Neo-Pagan and Orthodox Militants ‘Dividing Up’ Russian Capital



Paul Goble

            Staunton, April 6 – The Russian Orthodox Church’s promotion of patriotic youth groups has met its match in analogous groups that have been organized by neo-pagan organizations. Both groups are militarized and armed, and increasingly, Vladislav Maltsev says, these “’warriors of God’ are dividing up Moscow.”

            In an article in today’s “NG-Religii,” Maltsev, who serves as an observer for that publication, argues that “under the conditions of the atomization of Russian society, such groups, which unite under brutal slogans dozens and hundreds of people in the future may acquire even more influence than now” (ng.ru/ng_religii/2016-04-06/4_warriors.html).
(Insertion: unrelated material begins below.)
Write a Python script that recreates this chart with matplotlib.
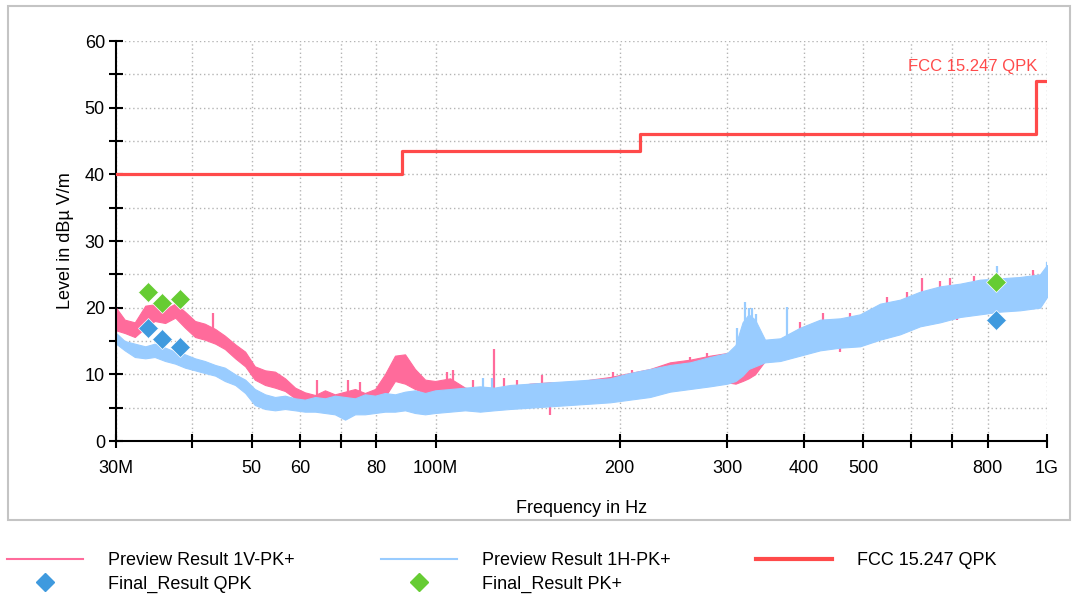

            These groups, Maltsev says, often are on opposite sides of plans by the Russian Orthodox Church to build new churches and other religious structures in Moscow, with the church hierarchy backing the new buildings and the local population often very much opposed. Each side now has what one might call a “militant” wing.

            The Orthodox Church has organized patriotic and quasi-military groups, often masked and sometimes armed, which it can deploy against its opponents. Now, the situation is complicated by the fact that neo-pagan groups have organized similar groups who can contest the church groups’ efforts.

            That can lead to clashes of various kinds and even more seriously, Maltsev says, to a dividing up of the city between areas controlled by the church and its loyalists and the pagans and theirs, a division that the nominal authorities in the city seem either unwilling or unable to overcome.

            The “NG-Religii” commentator points out that the Orthodox and neo-pagan groups not only are arrayed against each other over the issue of the construction of more Orthodox churches in the Russian capital but have gained support in each case from officials in the security agencies and among Russian nationalist extremist parties.

            According to one pro-Orthodox writer, “we have achieved a mini-city, a city within a city … with its own mini-army” that is in a position to defend Orthodoxy against the neo-pagans.  But Maltsev suggests that elsewhere, the neo-pagans have achieved the same time only on the opposite side.